For the week ending May 20, unshipped balances of wheat, corn, and soybeans totaled 25.3 million metric tons (mmt). This was 7 percent lower than last week but 15 percent higher than the same time last year.

Net corn export sales were 0.556 mmt, up significantly from the past week. Net soybean export sales were 0.056 mmt, down 34 percent from the previous week. Net weekly wheat export sales were 0.029 mmt, down 76 percent from the previous week.


U.S. Class I railroads originated 25,396 grain carloads during the week ending May 22. This was unchanged from the previous week, 16 percent more than last year, and 14 percent more than the 3-year average.

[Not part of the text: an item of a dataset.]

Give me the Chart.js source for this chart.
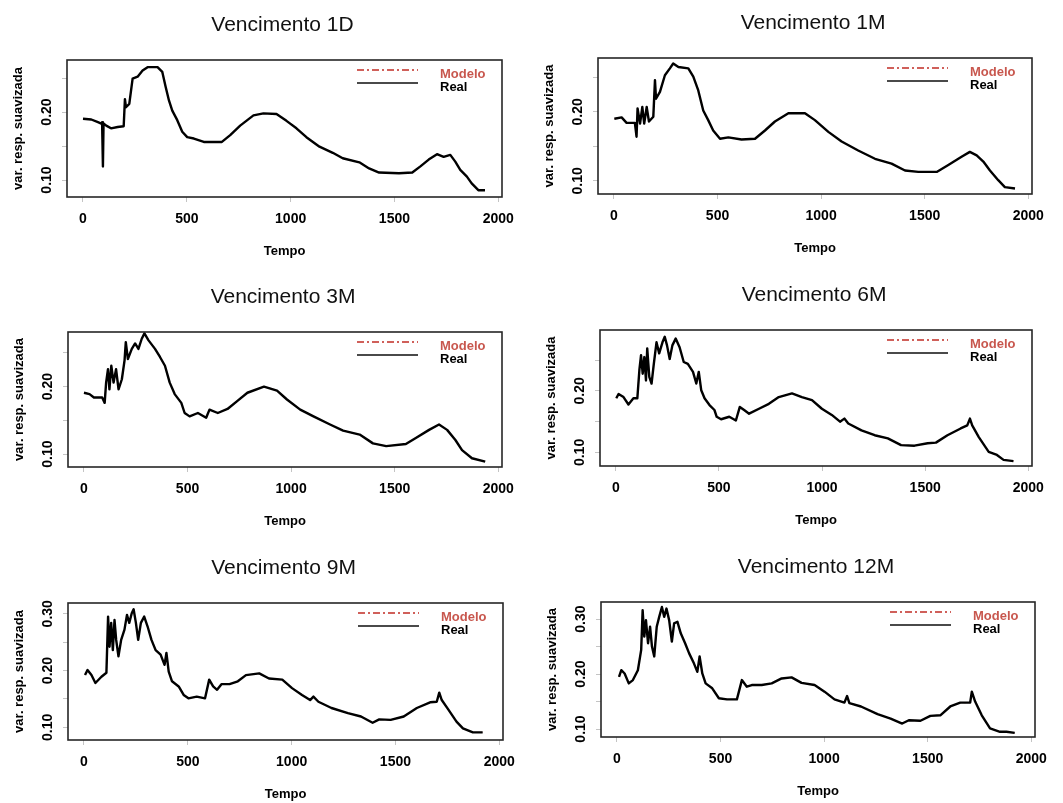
<!DOCTYPE html>
<html>
<head>
<meta charset="utf-8">
<script src="https://cdn.jsdelivr.net/npm/chart.js@4.4.1/dist/chart.umd.min.js"></script>
<style>
  body { margin: 0; background: #fff; width: 1063px; height: 803px; position: relative; overflow: hidden; }
  .painel { position: absolute; }
</style>
</head>
<body>
<div id="p1D" class="painel"><canvas></canvas></div>
<div id="p1M" class="painel"><canvas></canvas></div>
<div id="p3M" class="painel"><canvas></canvas></div>
<div id="p6M" class="painel"><canvas></canvas></div>
<div id="p9M" class="painel"><canvas></canvas></div>
<div id="p12M" class="painel"><canvas></canvas></div>
<script>
// variância da resposta suavizada por vencimento (Real; o Modelo coincide com ela)
const tempo1D = [0,40,72,88,92,96,99,112,135,167,196,202,207,223,239,263,287,311,359,382,398,414,430,454,478,502,534,582,669,709,757,821,869,932,980,1028,1076,1139,1203,1251,1331,1378,1426,1522,1586,1625,1665,1705,1737,1769,1793,1817,1849,1872,1904,1936];
const real1D = [0.190,0.189,0.185,0.183,0.185,0.120,0.183,0.180,0.176,0.178,0.179,0.219,0.207,0.212,0.249,0.252,0.261,0.266,0.266,0.259,0.237,0.217,0.202,0.188,0.171,0.163,0.161,0.156,0.156,0.166,0.180,0.195,0.198,0.197,0.187,0.176,0.163,0.149,0.140,0.132,0.126,0.117,0.111,0.110,0.111,0.120,0.130,0.138,0.134,0.137,0.127,0.115,0.105,0.095,0.085,0.085];

const tempo1M = [2,37,61,101,109,114,126,137,146,158,169,190,198,203,222,246,270,286,311,359,383,407,431,455,479,512,552,616,681,729,777,842,922,970,1035,1099,1179,1260,1340,1405,1469,1558,1614,1678,1718,1751,1783,1815,1855,1887,1936];
const real1M = [0.190,0.192,0.184,0.184,0.164,0.205,0.183,0.207,0.183,0.207,0.186,0.193,0.246,0.219,0.229,0.253,0.263,0.270,0.265,0.263,0.251,0.231,0.202,0.188,0.173,0.161,0.163,0.160,0.161,0.173,0.186,0.198,0.198,0.188,0.171,0.157,0.144,0.132,0.125,0.115,0.113,0.113,0.123,0.135,0.142,0.137,0.128,0.115,0.101,0.091,0.089];

const tempo3M = [0,27,48,88,100,107,116,123,132,143,155,167,183,196,202,212,231,247,263,279,292,311,343,367,391,414,438,470,486,510,550,590,606,646,693,741,789,869,932,980,1044,1108,1188,1251,1331,1395,1459,1554,1602,1666,1714,1753,1793,1825,1873,1937];
const real3M = [0.191,0.189,0.184,0.184,0.176,0.206,0.226,0.196,0.231,0.206,0.226,0.196,0.211,0.239,0.266,0.241,0.256,0.264,0.256,0.271,0.279,0.269,0.256,0.244,0.231,0.206,0.189,0.176,0.161,0.156,0.161,0.154,0.166,0.161,0.167,0.179,0.191,0.200,0.194,0.181,0.166,0.156,0.144,0.135,0.129,0.116,0.112,0.115,0.124,0.136,0.144,0.136,0.121,0.106,0.094,0.089];

const tempo6M = [2,13,37,61,85,104,114,122,130,138,146,152,162,173,184,197,210,226,237,248,261,274,290,309,329,349,374,390,402,414,430,454,478,489,510,550,582,601,622,646,694,742,790,854,902,951,999,1047,1087,1108,1127,1191,1255,1319,1383,1448,1512,1552,1608,1672,1704,1717,1728,1760,1808,1848,1880,1928];
const real6M = [0.188,0.195,0.190,0.178,0.188,0.188,0.234,0.258,0.228,0.255,0.217,0.269,0.223,0.212,0.244,0.279,0.261,0.279,0.288,0.274,0.252,0.274,0.285,0.271,0.247,0.244,0.231,0.212,0.231,0.201,0.188,0.177,0.169,0.158,0.154,0.158,0.152,0.174,0.169,0.163,0.171,0.179,0.190,0.196,0.190,0.185,0.171,0.161,0.150,0.155,0.147,0.136,0.128,0.123,0.112,0.111,0.115,0.116,0.128,0.139,0.144,0.155,0.144,0.125,0.101,0.096,0.088,0.086];

const tempo9M = [5,17,36,55,84,108,116,123,131,139,147,155,166,179,195,207,218,230,239,250,261,274,290,306,325,345,369,388,397,408,424,456,480,503,543,583,603,622,641,662,701,741,780,844,891,955,1002,1050,1089,1105,1129,1192,1271,1334,1390,1422,1477,1540,1603,1667,1699,1711,1723,1755,1794,1825,1873,1920];
const real9M = [0.192,0.201,0.192,0.178,0.189,0.196,0.295,0.242,0.284,0.236,0.289,0.254,0.225,0.254,0.272,0.298,0.284,0.301,0.308,0.284,0.254,0.284,0.295,0.278,0.254,0.236,0.228,0.210,0.231,0.198,0.181,0.172,0.157,0.151,0.154,0.151,0.184,0.172,0.166,0.176,0.176,0.181,0.192,0.195,0.186,0.184,0.169,0.157,0.148,0.154,0.145,0.134,0.125,0.119,0.108,0.114,0.113,0.119,0.134,0.144,0.145,0.161,0.148,0.131,0.110,0.098,0.091,0.091];

const tempo12M = [10,21,37,57,77,101,117,124,132,140,150,160,169,180,192,204,217,228,239,252,265,276,292,308,329,348,372,388,399,412,428,460,492,531,579,603,627,651,699,747,795,843,891,954,1002,1050,1098,1111,1122,1178,1258,1321,1377,1409,1465,1513,1561,1609,1657,1705,1713,1729,1761,1801,1849,1880,1920];
const real12M = [0.195,0.207,0.201,0.183,0.189,0.207,0.244,0.316,0.268,0.298,0.256,0.286,0.250,0.232,0.286,0.304,0.322,0.304,0.319,0.298,0.259,0.292,0.295,0.274,0.256,0.238,0.219,0.204,0.232,0.201,0.183,0.174,0.156,0.154,0.154,0.189,0.177,0.180,0.180,0.183,0.192,0.194,0.184,0.180,0.168,0.154,0.148,0.160,0.147,0.141,0.127,0.119,0.110,0.116,0.115,0.124,0.125,0.141,0.148,0.148,0.168,0.150,0.125,0.101,0.095,0.095,0.093];

// marcas dos eixos
const ticksX = [0, 500, 1000, 1500, 2000];
const ticksYCurto = [0.10, 0.15, 0.20, 0.25];
const rotulosYCurto = [0.10, 0.20];
const ticksYLongo = [0.10, 0.15, 0.20, 0.25, 0.30];
const rotulosYLongo = [0.10, 0.20, 0.30];

const FONTE = '"Liberation Sans", Arial, Helvetica, sans-serif';
const EIXO_Y = 64, TOPO = 60, DIREITA = 24, EIXO_X = 70;

// caixa, título, rótulos verticais do eixo y e legenda no canto
const moldura = {
  id: 'moldura',
  afterDatasetsDraw(chart, args, opts) {
    const { ctx, chartArea: a, scales } = chart;
    ctx.save();
    ctx.strokeStyle = '#262626';
    ctx.lineWidth = 1.6;
    ctx.strokeRect(a.left, a.top, a.right - a.left, a.bottom - a.top);

    ctx.fillStyle = '#111';
    ctx.font = '21px ' + FONTE;
    ctx.textAlign = 'center';
    ctx.textBaseline = 'alphabetic';
    ctx.fillText(opts.titulo, (a.left + a.right) / 2 - 2, a.top - 29);

    ctx.fillStyle = '#000';
    ctx.font = 'bold 14px ' + FONTE;
    ctx.textBaseline = 'middle';
    opts.rotulosY.forEach(v => {
      ctx.save();
      ctx.translate(a.left - 20, scales.y.getPixelForValue(v));
      ctx.rotate(-Math.PI / 2);
      ctx.fillText(v.toFixed(2), 0, 0);
      ctx.restore();
    });

    const itens = chart.data.datasets.slice().reverse();
    const coresTexto = ['#c8574e', '#000'];
    const coresLinha = ['#d0605a', '#4a4a4a'];
    ctx.font = 'bold 13px ' + FONTE;
    ctx.textAlign = 'left';
    ctx.textBaseline = 'alphabetic';
    itens.forEach((ds, i) => {
      const yl = a.top + 10 + i * 13;
      ctx.beginPath();
      ctx.setLineDash(ds.borderDash || []);
      ctx.strokeStyle = coresLinha[i];
      ctx.lineWidth = 1.8;
      ctx.moveTo(a.right - 145, yl);
      ctx.lineTo(a.right - 84, yl);
      ctx.stroke();
      ctx.setLineDash([]);
      ctx.fillStyle = coresTexto[i];
      ctx.fillText(ds.label, a.right - 62, a.top + 18 + i * 12.5);
    });
    ctx.restore();
  }
};

function pontos(tempo, valores) {
  return tempo.map((t, i) => ({ x: t, y: valores[i] }));
}

function desenhaPainel(id, titulo, tempo, real, caixa, yMin, yMax, ticksY, rotulosY) {
  const [L, T, R, B] = caixa;
  const div = document.getElementById(id);
  const w = (R - L) + EIXO_Y + DIREITA;
  const h = (B - T) + TOPO + EIXO_X;
  div.style.left = (L - EIXO_Y) + 'px';
  div.style.top = (T - TOPO) + 'px';
  const canvas = div.querySelector('canvas');
  canvas.width = w; canvas.height = h;
  canvas.style.width = w + 'px'; canvas.style.height = h + 'px';

  new Chart(canvas, {
    type: 'line',
    data: {
      datasets: [
        { label: 'Real', data: pontos(tempo, real), borderColor: '#000', borderWidth: 2.4 },
        { label: 'Modelo', data: pontos(tempo, real), borderColor: '#d0605a', borderWidth: 1, borderDash: [7, 3, 2, 3] }
      ]
    },
    options: {
      responsive: false,
      animation: false,
      layout: { padding: { top: TOPO, right: DIREITA, left: 0, bottom: 0 } },
      elements: { point: { radius: 0 }, line: { tension: 0, borderJoinStyle: 'round' } },
      plugins: {
        legend: { display: false },
        tooltip: { enabled: false },
        moldura: { titulo: titulo, rotulosY: rotulosY }
      },
      scales: {
        x: {
          type: 'linear', min: -77, max: 2018,
          afterBuildTicks: s => { s.ticks = ticksX.map(v => ({ value: v })); },
          afterFit: s => { s.height = EIXO_X; },
          ticks: { color: '#000', padding: 9, maxRotation: 0, autoSkip: false,
                   font: { family: FONTE, size: 14, weight: 'bold' }, callback: v => String(v) },
          grid: { drawOnChartArea: false, tickLength: 5, color: '#c4c4c4' },
          border: { display: false },
          title: { display: true, text: 'Tempo', color: '#000',
                   font: { family: FONTE, size: 13, weight: 'bold' }, padding: { top: 0, bottom: 8 } }
        },
        y: {
          type: 'linear', min: yMin, max: yMax,
          afterBuildTicks: s => { s.ticks = ticksY.map(v => ({ value: v })); },
          afterFit: s => { s.width = EIXO_Y; },
          ticks: { display: false },
          grid: { drawOnChartArea: false, tickLength: 5, color: '#c4c4c4' },
          border: { display: false },
          title: { display: true, text: 'var. resp. suavizada', color: '#000',
                   font: { family: FONTE, size: 13, weight: 'bold' }, padding: { top: 8, bottom: 0 } }
        }
      }
    },
    plugins: [moldura]
  });
}

desenhaPainel('p1D', 'Vencimento 1D', tempo1D, real1D, [67, 60, 502, 197], 0.075, 0.2765, ticksYCurto, rotulosYCurto);
desenhaPainel('p1M', 'Vencimento 1M', tempo1M, real1M, [598, 58, 1032, 194], 0.081, 0.278, ticksYCurto, rotulosYCurto);
desenhaPainel('p3M', 'Vencimento 3M', tempo3M, real3M, [68, 332, 502, 467], 0.081, 0.281, ticksYCurto, rotulosYCurto);
desenhaPainel('p6M', 'Vencimento 6M', tempo6M, real6M, [600, 330, 1032, 466], 0.078, 0.299, ticksYCurto, rotulosYCurto);
desenhaPainel('p9M', 'Vencimento 9M', tempo9M, real9M, [68, 603, 503, 740], 0.0776, 0.319, ticksYLongo, rotulosYLongo);
desenhaPainel('p12M', 'Vencimento 12M', tempo12M, real12M, [601, 602, 1035, 737], 0.0855, 0.331, ticksYLongo, rotulosYLongo);
</script>
</body>
</html>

Average June shuttle secondary railcar bids/offers (per car) were $281 below tariff for the week ending May 27. This was $38 less than last week and $188 lower than this week last year. There were no non-shuttle bids/offers this week.


For the week ending May 29, barge grain movements totaled 860,760 tons. This was 16 percent less than the previous week and 9 percent more than the same period last year.

For the week ending May 29, 535 grain barges moved down river— 43 fewer barges than the previous week. There were 777 grain barges unloaded in New Orleans, 9 percent higher than the previous week.


For the week ending May 27, 33 ocean going grain vessels were loaded in the Gulf—15 percent fewer than the same period last year. Within the next 10 days (starting May 28), 38 vessels were expected to be loaded—10 percent fewer than the same period last year.

As of May 27, the rate for shipping a metric ton (mt) of grain from the U.S. Gulf to Japan was $66.00. This was unchanged from the previous week. The rate from the Pacific Northwest (PNW) to Japan was $38.50 per mt, unchanged from the previous week.


For the week ending May 31, the U.S. average diesel fuel price increased 0.2 cents from the previous week to $3.255 per gallon, 86.9 cents above the same week last year.